The city provides reimbursement up to 50 percent of the project cost.

Anyone subject to the city’s stormwater utility fee is eligible to participate in the program. The city set aside $250,000 this year in match funding.

More information is available at http://bit.ly/2mfjoKl.

John Rodriguez, executive vice president and cashier for Cedar Rapids Bank & Trust, 500 First Ave. NE, said his company purchased the lot last year and is spending about $300,000 for the upgrades.

He said the city is reimbursing about $35,000 — or half the roughly $70,000 being spent by the bank on the portion of the project that deals with capturing stormwater runoff.

The system was designed by Anderson Bogert Engineers & Surveyors, Rodriguez said.

Cedar Rapids Bank & Trust was approved for reimbursement by the Cedar Rapids Stormwater Commission, as well as a stormwater utility fee reduction of 75 percent based on zero stormwater discharge for a 100-year storm over 24 hours, city officials said.

“We thought about ... wanting to be a good citizen,” said Rodriguez. “We’re downtown near the river. We know some of the flooding is caused by runoff of asphalt and concrete. We bought the property and were going to continue it as a parking lot, so we said ‘If we were going to do it, then let’s do it right and ... stop the runoff in that area.’”

A portion of the parking lot will be constructed with permeable pavers allowing the stormwater from the area to flow between the pavers, through a fabric filter and layer of sand and enter a rock aggregate chamber and then infiltrate into the ground. This means that during a rain event, the site is being designed to keep it’s stormwater on site and put it back into the ground instead of running down the street or going into the city’s stormwater pipes, city officials said.

“This is a great example of a community partner going above and beyond for stormwater management,” said Sara Baughman, Cedar Rapids utilities communications coordinator. “The more infiltration practices we continue to have installed ... our city can have a localized impact on capturing rain events, reducing the localized flooding and improving the water quality.”

Rodriguez said the bank plans to landscape the area, tying it in with the nearby MedQuarter. Signs to let the public know about the project also are planned.

“We might put up some kind of permanent sign letting people know about the project to further educate people what we can do capture more water on our properties,” said Rodriguez. “That location is a prime visibility location. ... We saw it as an opportunity to show other companies and people what this can look like. We want downtown to look nice.”
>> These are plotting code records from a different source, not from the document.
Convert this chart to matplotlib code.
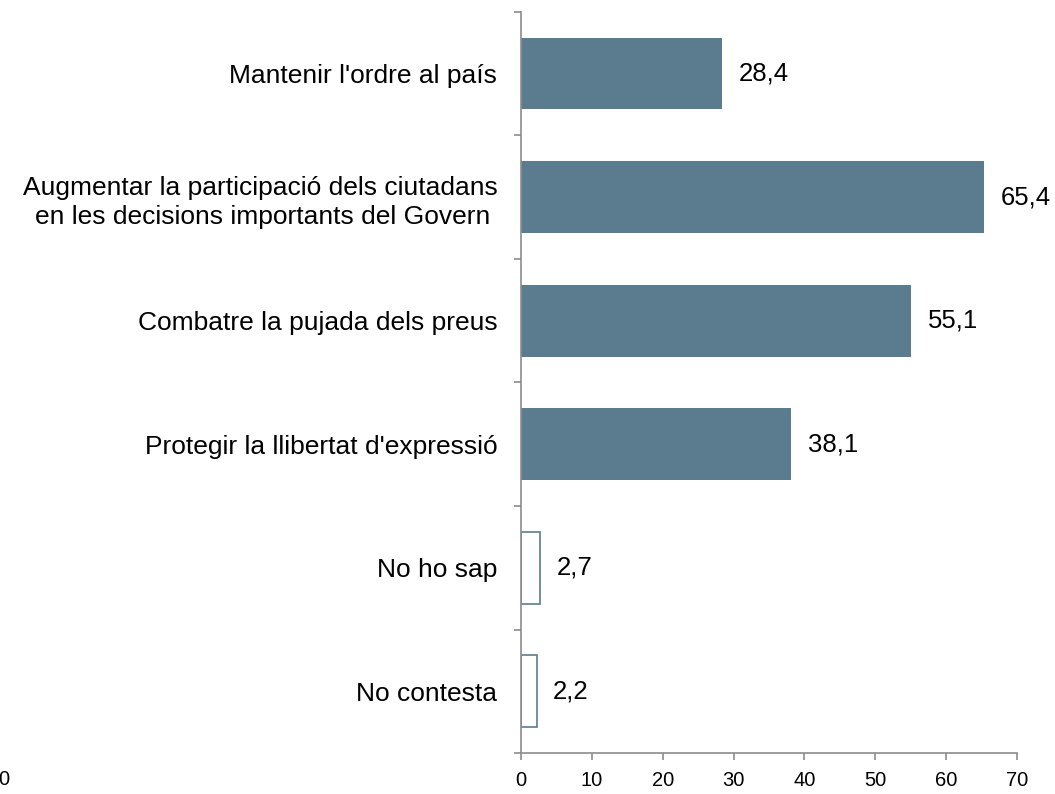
import matplotlib
matplotlib.use('Agg')
import matplotlib.pyplot as plt
import numpy as np

plt.rcParams['font.family'] = ['Liberation Sans', 'DejaVu Sans']

# data
categories = ["Mantenir l'ordre al país",
              "Augmentar la participació dels ciutadans\nen les decisions importants del Govern ",
              "Combatre la pujada dels preus",
              "Protegir la llibertat d'expressió",
              "No ho sap",
              "No contesta"]
values = [28.4, 65.4, 55.1, 38.1, 2.7, 2.2]
filled = [True, True, True, True, False, False]
value_labels = ["28,4", "65,4", "55,1", "38,1", "2,7", "2,2"]

bar_color = '#5b7b8e'
axis_color = '#8c8c8c'

fig = plt.figure(figsize=(10.55, 7.94), dpi=100)
ax = fig.add_axes([0.4938, 0.0516, 0.4702, 0.9334])

y = np.arange(len(categories))
for yi, v, f in zip(y, values, filled):
    if f:
        ax.barh(yi, v, height=0.58, color=bar_color, edgecolor=bar_color, linewidth=0)
    else:
        ax.barh(yi, v, height=0.58, color='white', edgecolor=bar_color, linewidth=1.2)

for yi, v, lab in zip(y, values, value_labels):
    ax.annotate(lab, xy=(v, yi), xytext=(12, 0), textcoords='offset points',
                ha='left', va='center', fontsize=18.5, annotation_clip=False)

ax.set_xlim(0, 70)
ax.set_ylim(len(categories) - 0.5, -0.5)
ax.set_xticks(np.arange(0, 71, 10))
ax.set_yticks(y)
ax.set_yticklabels(categories, fontsize=19, linespacing=1.3)
ax.set_yticks(np.arange(-0.5, len(categories), 1), minor=True)

ax.tick_params(axis='y', which='major', length=0, pad=17)
ax.tick_params(axis='y', which='minor', length=5, color=axis_color, width=1.2)
ax.tick_params(axis='x', length=5, color=axis_color, width=1.2, labelsize=14.5, pad=8)

for s in ['top', 'right']:
    ax.spines[s].set_visible(False)
for s in ['left', 'bottom']:
    ax.spines[s].set_color(axis_color)
    ax.spines[s].set_linewidth(1.2)

# stray axis label at the lower left edge
fig.text(-0.002, 0.006, '0', fontsize=14.5, ha='left', va='bottom')

fig.savefig('out.png', dpi=100)
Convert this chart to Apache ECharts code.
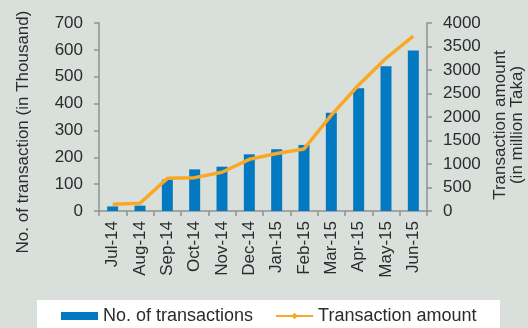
<!DOCTYPE html>
<html>
<head>
<meta charset="utf-8">
<script src="https://cdn.jsdelivr.net/npm/echarts@6/dist/echarts.min.js"></script>
<style>
  html, body { margin: 0; padding: 0; background: #d9e0dc; }
  #chart { width: 528px; height: 328px; }
</style>
</head>
<body>
<div id="chart"></div>
<script>
// Monthly mobile financial service activity, Jul-14 to Jun-15
const months = ['Jul-14', 'Aug-14', 'Sep-14', 'Oct-14', 'Nov-14', 'Dec-14',
                'Jan-15', 'Feb-15', 'Mar-15', 'Apr-15', 'May-15', 'Jun-15'];
// Number of transactions, in thousand
const transactions = [17, 20, 117, 155, 165, 211, 230, 246, 366, 457, 539, 598];
// Transaction amount, in million Taka
const amounts = [145, 165, 695, 710, 825, 1100, 1225, 1320, 2040, 2680, 3250, 3720];
const leftTicks = { min: 0, max: 700, interval: 100 };
const rightTicks = { min: 0, max: 4000, interval: 500 };

const font = '"Liberation Sans", Arial, sans-serif';
const axisGrey = '#8f9391';
const textColor = '#2b2b2b';

const chart = echarts.init(document.getElementById('chart'), null, { renderer: 'canvas' });
chart.setOption({
  backgroundColor: '#d9e0dc',
  textStyle: { fontFamily: font },
  animation: false,
  grid: { left: 99, right: 101, top: 23, bottom: 117, containLabel: false, outerBoundsMode: 'none' },
  // white panel behind the legend
  graphic: [{
    type: 'rect',
    left: 37, top: 300, z: 0,
    shape: { width: 463, height: 30 },
    style: { fill: '#ffffff' }
  }],
  legend: {
    left: 37, top: 300,
    padding: [7, 24, 8, 24],
    itemGap: 22,
    itemWidth: 37, itemHeight: 8,
    textStyle: { fontSize: 18, color: textColor, fontFamily: font },
    data: [
      { name: 'No. of transactions', icon: 'rect' },
      { name: 'Transaction amount' }
    ]
  },
  xAxis: {
    type: 'category',
    data: months,
    boundaryGap: true,
    axisLine: { lineStyle: { color: axisGrey, width: 1.5 } },
    axisTick: { show: true, length: 5, alignWithLabel: false, lineStyle: { color: axisGrey, width: 1.5 } },
    axisLabel: { rotate: 90, fontSize: 17, color: textColor, margin: 10, interval: 0 }
  },
  yAxis: [
    {
      type: 'value',
      min: leftTicks.min, max: leftTicks.max, interval: leftTicks.interval,
      position: 'left',
      name: 'No. of transaction (in Thousand)',
      nameLocation: 'middle',
      nameRotate: 90,
      nameGap: 67,
      nameTextStyle: { fontSize: 17, color: textColor, padding: [0, 30, 0, 0] },
      axisLine: { show: true, lineStyle: { color: axisGrey, width: 1.5 } },
      axisTick: { show: true, length: 5, lineStyle: { color: axisGrey, width: 1.5 } },
      axisLabel: { fontSize: 17, color: textColor, margin: 16 },
      splitLine: { show: false }
    },
    {
      type: 'value',
      min: rightTicks.min, max: rightTicks.max, interval: rightTicks.interval,
      position: 'right',
      name: 'Transaction amount\n(in million Taka)',
      nameLocation: 'middle',
      nameRotate: 90,
      nameGap: 62,
      nameTextStyle: { fontSize: 17, color: textColor, lineHeight: 17, padding: [0, 16, 0, 0] },
      axisLine: { show: true, lineStyle: { color: axisGrey, width: 1.5 } },
      axisTick: { show: true, length: 5, lineStyle: { color: axisGrey, width: 1.5 } },
      axisLabel: { fontSize: 17, color: textColor, margin: 16, formatter: v => String(v) },
      splitLine: { show: false }
    }
  ],
  series: [
    {
      name: 'No. of transactions',
      type: 'bar',
      yAxisIndex: 0,
      data: transactions,
      barWidth: 11,
      itemStyle: { color: '#0279c1' }
    },
    {
      name: 'Transaction amount',
      type: 'line',
      yAxisIndex: 1,
      data: amounts,
      symbol: 'diamond',
      symbolSize: 8,
      showSymbol: false,
      lineStyle: { color: '#f8a825', width: 3.5 },
      itemStyle: { color: '#f8a825' }
    }
  ]
});
</script>
</body>
</html>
As part of the project crews were at the site earlier this month digging out remnants of houses that once stood there.

Those houses were torn down in the early 1950s, said Mark Stoffer Hunter, historian at the The History Center in Cedar Rapids.

“In those days, they just knocked the homes down and buried stuff in the basements,” said Hunter. “You could have quite an archaeological dig there.”

Hunter said the land eventually became part of the Baxter auto sales lot and later a Chevrolet dealership.

Rodriguez said the foundations of the old homes were discovered, but crews didn’t find any interesting artifacts.

The lot sits between Cedar Rapids Bank & Trust and the Taco Bell restaurant. It will be used for employee parking.

l Comments: (319) 398-8260; rob.clark@thegazette.com

Program Snapshot

Here is a summary of the awarded projects from the beginning of 2017 through the Stormwater Best Management Practices Cost-Share Program:

l $75,000 has been cost-shared with non-residential partners on five projects that include permeable pavers and biocells. This totals infiltrating 28,493 cubic feet — or 213,146 gallons — for a typical rain event of 1.25 inches.

l $4,138 has been cost-shared with residential partners on rain gardens, soil quality restoration and permeable pavers.